“The University of Houston Law Center today released a searchable database that contains the compliance codes for Fortune 500 companies. The project was led by Houston attorney Ryan McConnell, an adjunct professor at the University of Houston Law Center. McConnell worked with a team of recent graduates and current students to develop the database, which covers 42 different topics.

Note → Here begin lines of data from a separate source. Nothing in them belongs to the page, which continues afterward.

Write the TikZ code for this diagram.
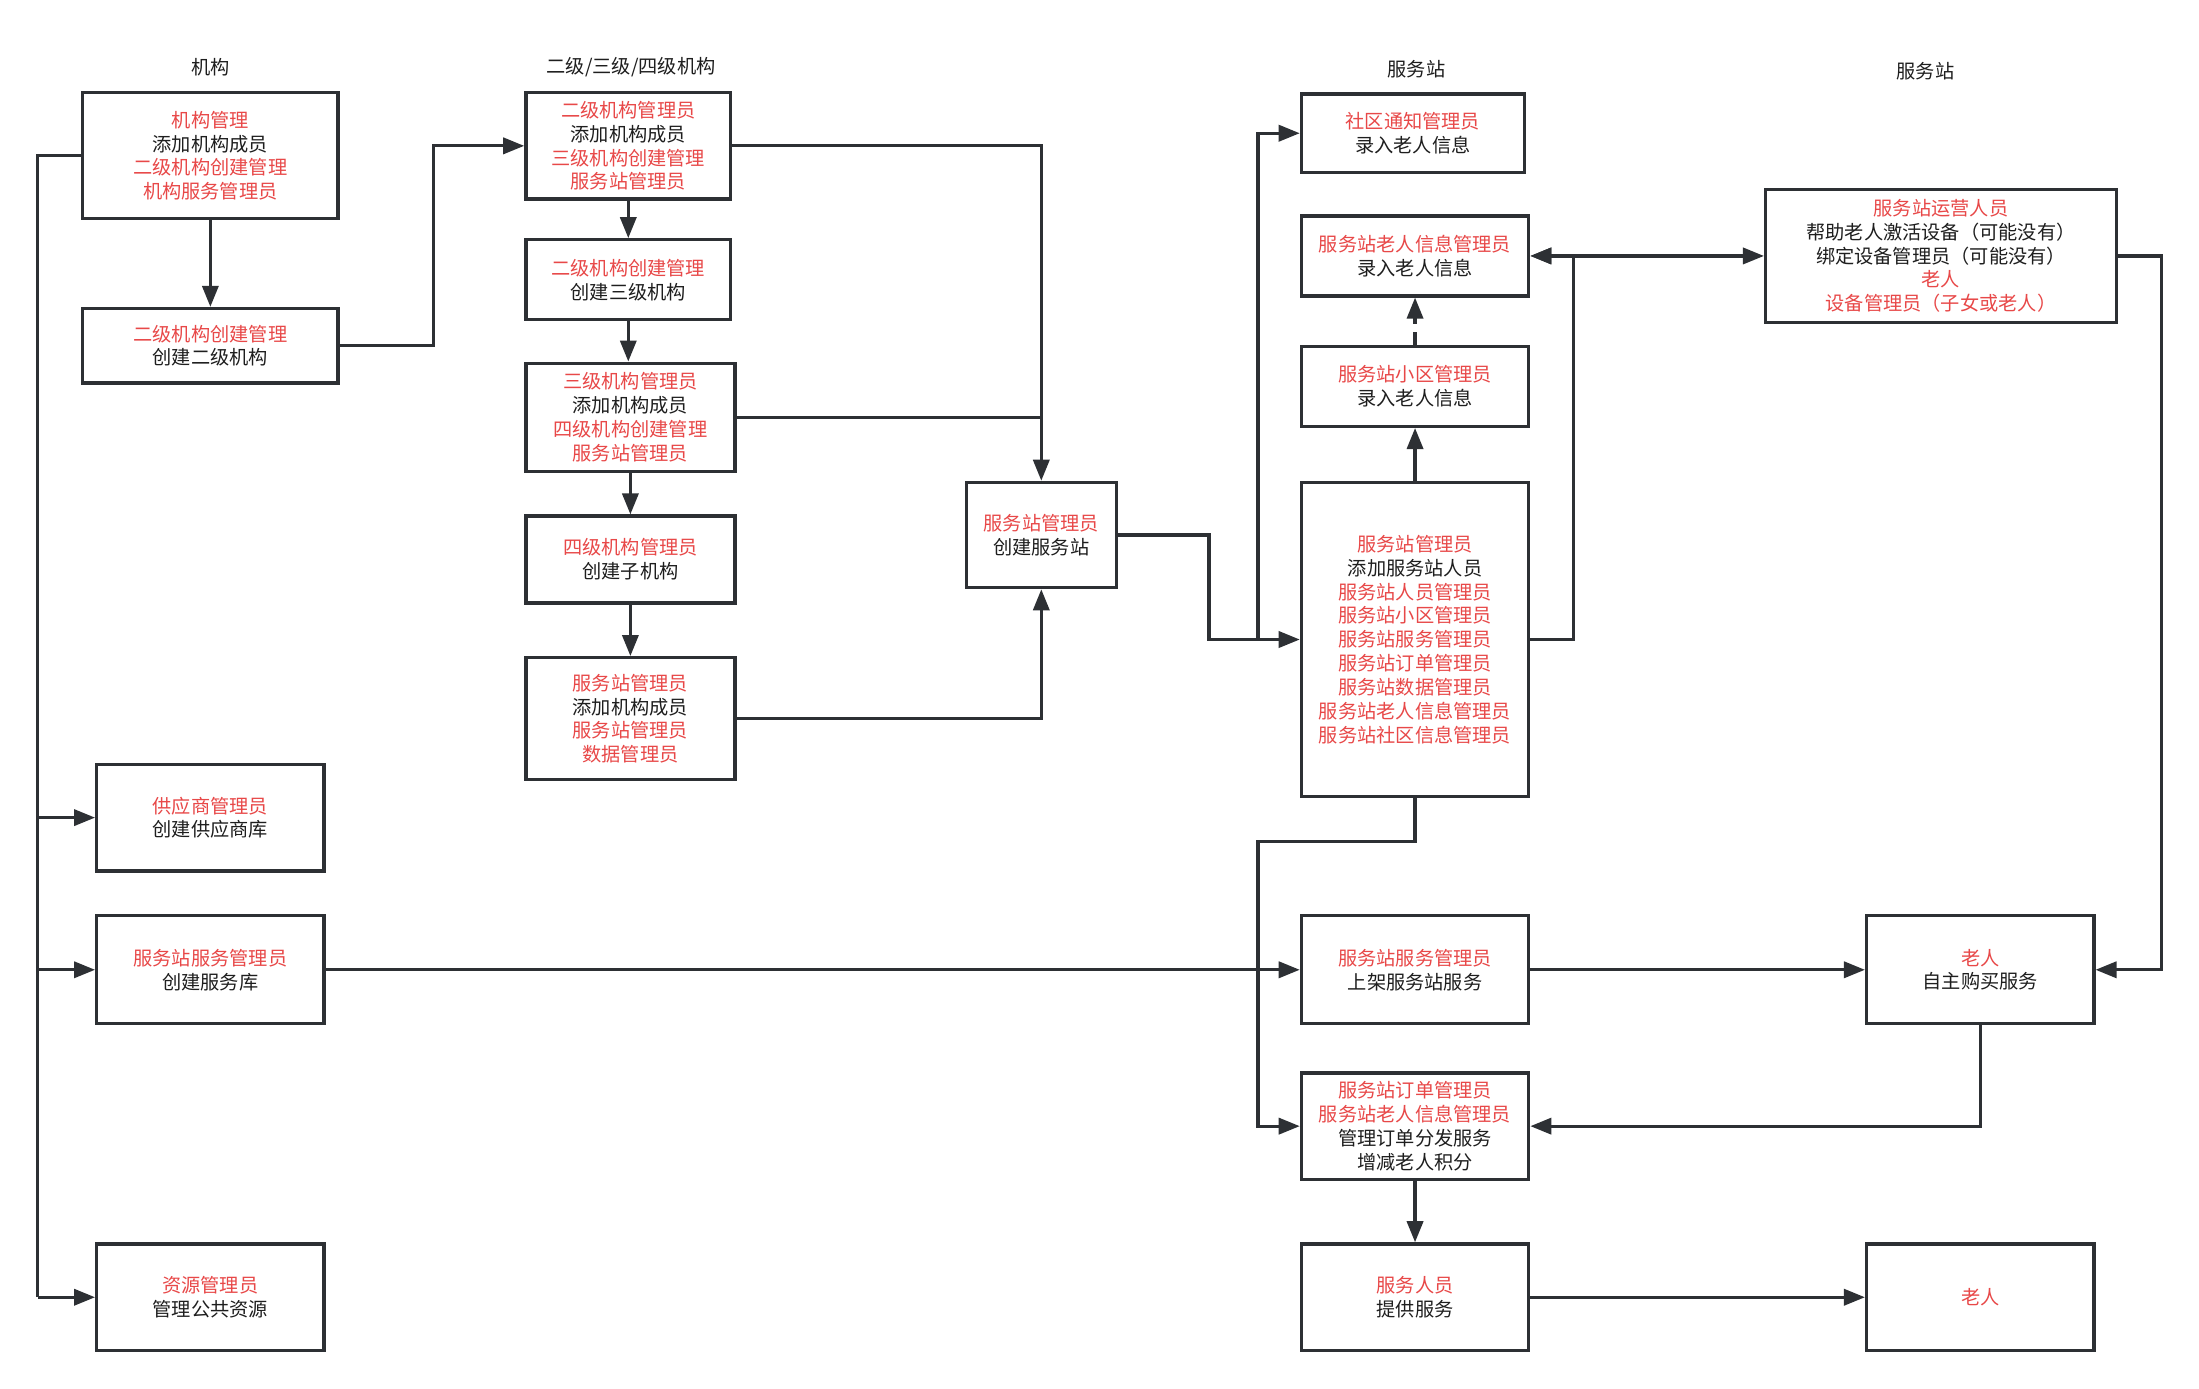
\documentclass[tikz,border=0pt]{standalone}
\usepackage{fontspec}
\setmainfont{Noto Sans CJK SC}
\usetikzlibrary{arrows.meta}
\definecolor{tred}{RGB}{232,72,72}
\definecolor{tblk}{RGB}{30,30,30}
\definecolor{lc}{RGB}{45,48,52}
\newcommand\rt[1]{\textcolor{tred}{#1}}
\begin{document}
\begin{tikzpicture}[x=1pt,y=-1pt,
  box/.style={draw=lc, line width=2.4pt, fill=white, inner sep=0pt, align=center,
    text=tblk, font=\fontsize{13.7pt}{17pt}\selectfont},
  head/.style={text=tblk, font=\fontsize{13.7pt}{17pt}\selectfont, inner sep=0pt},
  ln/.style={draw=lc, line width=2.3pt},
  arr/.style={ln, -{Triangle[length=15pt,width=11.5pt]}},
  darr/.style={ln, {Triangle[length=15pt,width=11.5pt]}-{Triangle[length=15pt,width=11.5pt]}}]
\useasboundingbox (0,0) rectangle (1568,990);
\fill[white] (0,0) rectangle (1568,990);
% headings
\node[head] (h1) at (150,48) {机构};
\node[head] (h2) at (450,48) {二级/三级/四级机构};
\node[head] (h3) at (1010,49) {服务站};
\node[head] (h4) at (1373,51) {服务站};
% left column
\node[box, minimum width=182pt, minimum height=90pt] (L1) at (150,111) {\rt{机构管理}\\添加机构成员\\\rt{二级机构创建管理}\\\rt{机构服务管理员}};
\node[box, minimum width=182pt, minimum height=53pt] (L2) at (150,246.5) {\rt{二级机构创建管理}\\创建二级机构};
\node[box, minimum width=162pt, minimum height=76pt] (L3) at (150,583) {\rt{供应商管理员}\\创建供应商库};
\node[box, minimum width=162pt, minimum height=77pt] (L4) at (150,691.5) {\rt{服务站服务管理员}\\创建服务库};
\node[box, minimum width=162pt, minimum height=76pt] (L5) at (150,925) {\rt{资源管理员}\\管理公共资源};
% middle column
\node[box, minimum width=146pt, minimum height=76pt] (M1) at (448,104) {\rt{二级机构管理员}\\添加机构成员\\\rt{三级机构创建管理}\\\rt{服务站管理员}};
\node[box, minimum width=146pt, minimum height=57pt] (M2) at (448,199.5) {\rt{二级机构创建管理}\\创建三级机构};
\node[box, minimum width=149pt, minimum height=77pt] (M3) at (449.5,297.5) {\rt{三级机构管理员}\\添加机构成员\\\rt{四级机构创建管理}\\\rt{服务站管理员}};
\node[box, minimum width=149pt, minimum height=62pt] (M4) at (449.5,399) {\rt{四级机构管理员}\\创建子机构};
\node[box, minimum width=149pt, minimum height=87pt] (M5) at (449.5,512.5) {\rt{服务站管理员}\\添加机构成员\\\rt{服务站管理员}\\\rt{数据管理员}};
\node[box, minimum width=107pt, minimum height=75pt] (S) at (742.5,381.5) {\rt{服务站管理员}\\创建服务站};
% service station column
\node[box, minimum width=159pt, minimum height=56pt] (R1) at (1007.5,95) {\rt{社区通知管理员}\\录入老人信息};
\node[box, minimum width=162pt, minimum height=57pt] (R2) at (1009,182.5) {\rt{服务站老人信息管理员}\\录入老人信息};
\node[box, minimum width=162pt, minimum height=57pt] (R3) at (1009,275.5) {\rt{服务站小区管理员}\\录入老人信息};
\node[box, minimum width=162pt, minimum height=224pt] (R5) at (1009,456) {\rt{服务站管理员}\\添加服务站人员\\\rt{服务站人员管理员}\\\rt{服务站小区管理员}\\\rt{服务站服务管理员}\\\rt{服务站订单管理员}\\\rt{服务站数据管理员}\\\rt{服务站老人信息管理员}\\\rt{服务站社区信息管理员}};
\node[box, minimum width=250pt, minimum height=95pt] (R4) at (1384,182.5) {\rt{服务站运营人员}\\帮助老人激活设备（可能没有）\\绑定设备管理员（可能没有）\\\rt{老人}\\\rt{设备管理员（子女或老人）}};
\node[box, minimum width=162pt, minimum height=77pt] (R6) at (1009,691.5) {\rt{服务站服务管理员}\\上架服务站服务};
\node[box, minimum width=162pt, minimum height=76pt] (R8) at (1009,803) {\rt{服务站订单管理员}\\\rt{服务站老人信息管理员}\\管理订单分发服务\\增减老人积分};
\node[box, minimum width=162pt, minimum height=76pt] (R9) at (1009,925) {\rt{服务人员}\\提供服务};
\node[box, minimum width=162pt, minimum height=77pt] (E1) at (1412,691.5) {\rt{老人}\\自主购买服务};
\node[box, minimum width=162pt, minimum height=76pt] (E2) at (1412,925) {\rt{老人}};
% junction coordinates
\coordinate (bus) at (27,111);
\coordinate (j1) at (309,0);
\coordinate (j2) at (862,0);
\coordinate (j3) at (897,0);
\coordinate (j4) at (897,600);
\coordinate (j5) at (1122,0);
\coordinate (j6) at (1541,0);
% left connectors
\draw[ln] (L1.west) -- (bus) -- (bus |- L5.west);
\draw[arr] (bus |- L3.west) -- (L3.west);
\draw[arr] (bus |- L4.west) -- (L4.west);
\draw[arr] (bus |- L5.west) -- (L5.west);
\draw[arr] (L1.south) -- (L2.north);
\draw[arr] (L2.east) -- (L2.east -| j1) |- (M1.west);
% middle
\draw[arr] (M1.south) -- (M2.north);
\draw[arr] (M2.south) -- (M2.south |- M3.north);
\draw[arr] (M3.south) -- (M4.north);
\draw[arr] (M4.south) -- (M5.north);
\draw[arr] (M1.east) -| (S.north);
\draw[ln] (M3.east) -- (M3.east -| S.north);
\draw[arr] (M5.east) -| (S.south);
% station
\draw[arr] (S.east) -| (j2 |- R5.west) -- (R5.west);
\draw[arr] (j3 |- R5.west) |- (R1.west);
\draw[arr] (R5.north) -- (R3.south);
\draw[arr, dash pattern=on 9pt off 6pt on 40pt] (R3.north) -- (R2.south);
\draw[arr] (R5.east) -| (j5 |- R2.east) -- (R2.east);
\draw[darr] (R2.east) -- (R4.west);
\draw[arr] (R4.east) -| (j6 |- E1.east) -- (E1.east);
\draw[arr] (R5.south) |- (j4) |- (R8.west);
\draw[arr] (L4.east) -- (R6.west);
\draw[arr] (R6.east) -- (E1.west);
\draw[arr] (E1.south) |- (R8.east);
\draw[arr] (R8.south) -- (R9.north);
\draw[arr] (R9.east) -- (E2.west);
\end{tikzpicture}
\end{document}
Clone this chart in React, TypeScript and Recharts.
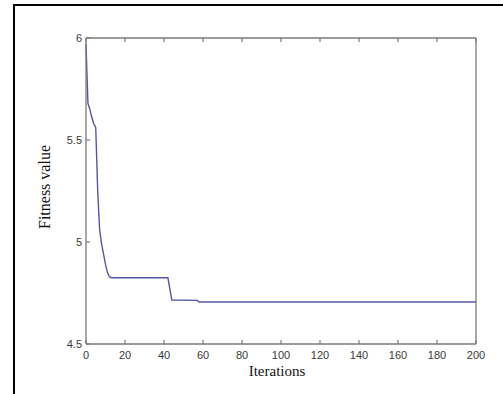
import React from 'react';
import { LineChart, Line, XAxis, YAxis } from 'recharts';

const iterations = [0, 1, 2, 3, 4, 5, 6, 7, 8, 9, 10, 11, 12, 13, 42, 43, 44, 57, 58, 200];
const fitness = [5.97, 5.68, 5.65, 5.61, 5.58, 5.56, 5.25, 5.06, 4.99, 4.94, 4.89, 4.85, 4.83, 4.825, 4.825, 4.77, 4.716, 4.714, 4.706, 4.706];
const xTicks = [0, 20, 40, 60, 80, 100, 120, 140, 160, 180, 200];
const yTicks = [4.5, 5, 5.5, 6];

const data = iterations.map((it, i) => ({ it, v: fitness[i] }));

const AXIS = '#7a7a7a';
const TXT = '#3a3a3a';
const TICK_FONT = '"Liberation Sans", Arial, sans-serif';

const BottomTick = (p: any) => (
  <g>
    <line x1={p.x} x2={p.x} y1={p.y} y2={p.y - 4} stroke={AXIS} strokeWidth={1.2} />
    <text x={p.x} y={p.y + 15} textAnchor="middle" fontSize={11} fill={TXT} fontFamily={TICK_FONT}>
      {p.payload.value}
    </text>
  </g>
);
const TopTick = (p: any) => (
  <line x1={p.x} x2={p.x} y1={p.y} y2={p.y + 4} stroke={AXIS} strokeWidth={1.2} />
);
const LeftTick = (p: any) => (
  <g>
    <line x1={p.x} x2={p.x + 4} y1={p.y} y2={p.y} stroke={AXIS} strokeWidth={1.2} />
    <text x={p.x - 4} y={p.y + 4} textAnchor="end" fontSize={11} fill={TXT} fontFamily={TICK_FONT}>
      {p.payload.value}
    </text>
  </g>
);
const RightTick = (p: any) => (
  <line x1={p.x} x2={p.x - 4} y1={p.y} y2={p.y} stroke={AXIS} strokeWidth={1.2} />
);

const XLabel = (p: any) => {
  const vb = p.viewBox || { x: 86, y: 344, width: 390, height: 50 };
  return (
    <text x={vb.x + vb.width / 2 - 4} y={vb.y + 32} textAnchor="middle" fontSize={15}
      fontFamily='"Liberation Serif", "Times New Roman", serif' fill="#111">
      Iterations
    </text>
  );
};
const YLabel = (p: any) => {
  const vb = p.viewBox || { x: 0, y: 38, width: 86, height: 306 };
  const cx = vb.x + 44;
  const cy = vb.y + vb.height / 2 - 4;
  return (
    <text x={cx} y={cy} transform={`rotate(-90, ${cx}, ${cy})`} textAnchor="middle"
      dominantBaseline="central" fontSize={16}
      fontFamily='"Liberation Serif", "Times New Roman", serif' fill="#111">
      Fitness value
    </text>
  );
};

export default function App() {
  return (
    <div style={{ position: 'absolute', left: 0, top: 0, width: 503, height: 394, background: '#fff', overflow: 'hidden' }}>
      <div style={{ position: 'absolute', left: 0, top: 0 }}>
        <LineChart width={490} height={394} data={data} margin={{ top: 37, right: 13, left: 0, bottom: 0 }}>
          <XAxis xAxisId="b" dataKey="it" type="number" domain={[0, 200]} ticks={xTicks}
            height={50} tickSize={0} tickMargin={0} tickLine={false}
            axisLine={{ stroke: AXIS, strokeWidth: 1.3 }} tick={BottomTick} interval={0}
            label={<XLabel />} />
          <XAxis xAxisId="t" orientation="top" dataKey="it" type="number" domain={[0, 200]} ticks={xTicks}
            height={1} tickSize={0} tickMargin={0} tickLine={false}
            axisLine={{ stroke: AXIS, strokeWidth: 1.3 }} tick={TopTick} interval={0} />
          <YAxis yAxisId="l" type="number" domain={[4.5, 6]} ticks={yTicks} width={86}
            tickSize={0} tickMargin={0} tickLine={false}
            axisLine={{ stroke: AXIS, strokeWidth: 1.3 }} tick={LeftTick} interval={0}
            label={<YLabel />} />
          <YAxis yAxisId="r" orientation="right" type="number" domain={[4.5, 6]} ticks={yTicks} width={1}
            tickSize={0} tickMargin={0} tickLine={false}
            axisLine={{ stroke: AXIS, strokeWidth: 1.3 }} tick={RightTick} interval={0} />
          <Line xAxisId="b" yAxisId="l" type="linear" dataKey="v" stroke="#5555a8" strokeWidth={1.4}
            dot={false} isAnimationActive={false} />
        </LineChart>
      </div>
      <div style={{ position: 'absolute', left: 490, top: 7, width: 13, height: 387, background: '#fff', zIndex: 5 }} />
      <div style={{ position: 'absolute', left: 13, top: 4, width: 490, height: 2, background: '#000', zIndex: 6 }} />
      <div style={{ position: 'absolute', left: 13, top: 4, width: 2, height: 390, background: '#000', zIndex: 6 }} />
    </div>
  );
}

“The free database allows any company to conduct benchmarking on virtually every compliance area covered in a code of conduct and to spot compliance trends within their industry,” McConnell explained. “In addition to proactively building a program, when compliance failures occur, whether a foreign bribery violation or environmental issue, stakeholders – whether they are shareholders in a lawsuit or criminal investigators – frequently scrutinize the company’s compliance program. This database provides a powerful tool for anyone to evaluate the strength of a company’s compliance program, including subject matters addressed in the code and the organization’s core values.”
The Wall Street Journal has already dubbed the online tool as “catnip for compliance officers.” More than 2,000 hours have been devoted to maintaining and updating the database since McConnell began the project in 2010 with the assistance of Akin Gump associate Katherine Southard Frazier and UH Law Center web developers Ruth McCleskey and Baroness Adams. McConnell is a former federal prosecutor who focuses his practice on corporate compliance issues, internal investigations and white collar criminal defense with the Houston firm of McConnell Sovany LLP. He has taught international corporate compliance and criminal procedure at the Law Center for several years. The project was an outgrowth of the compliance work McConnell does for his client, where he identified a lack of publicly available resources for companies to benchmark their programs. Most recently, McConnell has noticed an increased focus on social media and security issues. Social media policies experienced a 150 percent growth in codes of conduct since 2011, increasing from 88 companies to 220 companies in the latest dataset. Privacy policies addressing the protection of personal identifying information is included in 350 company codes. Out of those companies, three mention safe harbor certification and only one mentions approval of its binding corporate rules. This is consistent, he said, with the notion that data privacy and data security are dynamic areas as companies evaluate the information they hold and process to determine which of the two programs best suits their company. The number of companies with “whistleblower” policies more than doubled from 34 in 2011 to 71 in 2013.”